Reduced imports due to elevated import costs

However, much of this growth is likely nominal rather than real. With inflation remaining sticky, headline GDP may be inflated by price effects rather than true economic expansion. Real GDP could remain flat or weak.
🧠 3. Fed Chair Powell’s Speech

This is arguably the most market-sensitive event of the week.

Goldman Sachs and other major banks believe the recent resilience in U.S. data lowers the chances of a rate cut at this meeting. However, political dynamics could add nuance:
With Donald Trump actively campaigning—and reportedly pressuring the Fed to ease rates to boost exports and growth—Powell may face a fine balancing act in his tone.
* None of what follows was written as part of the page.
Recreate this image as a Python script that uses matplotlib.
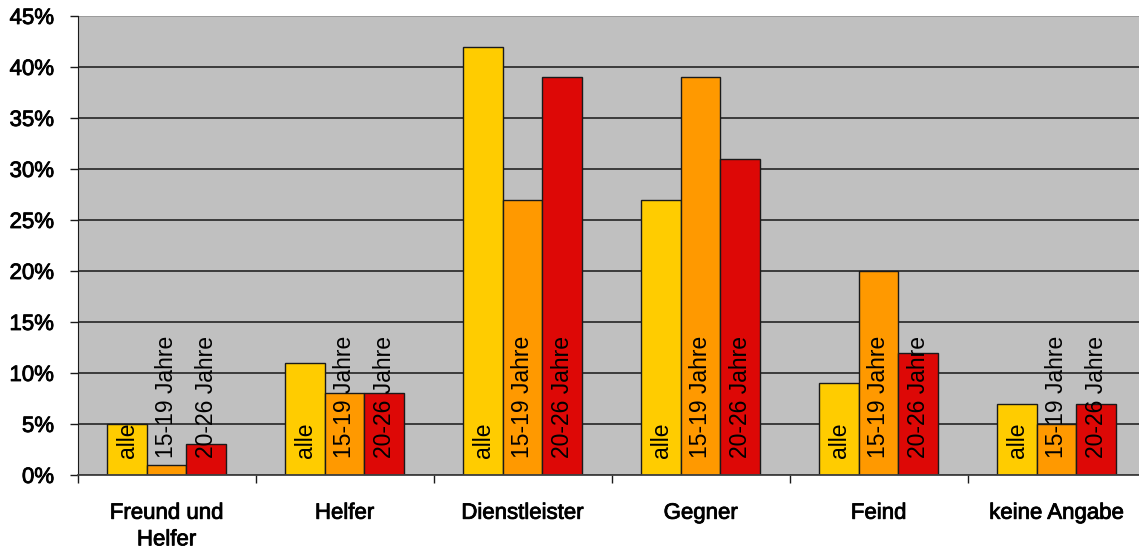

Markets will dissect every word for clues on future policy.
🌐 U.S.-EU Trade Developments

The U.S. recently announced a new trade agreement with the EU, including a 15% tariff on selected European imports.
In the short term, this could be dollar-supportive, as it:

Favors domestic producers

Reduces reliance on imports

Potentially improves the trade balance

Yet over the longer term, such tariffs can be inflationary and disrupt global supply chains—possibly complicating the Fed’s decision-making.
⚠️ Final Thought


In times of policy uncertainty, markets lose their predictability.
Tariffs, in particular, often have a stronger and more immediate impact than calendar-based economic data.
As a result, traders must monitor trade-related news and tariff decisions just as closely—if not more—than traditional economic releases in order to stay ahead of market direction and central bank decisions.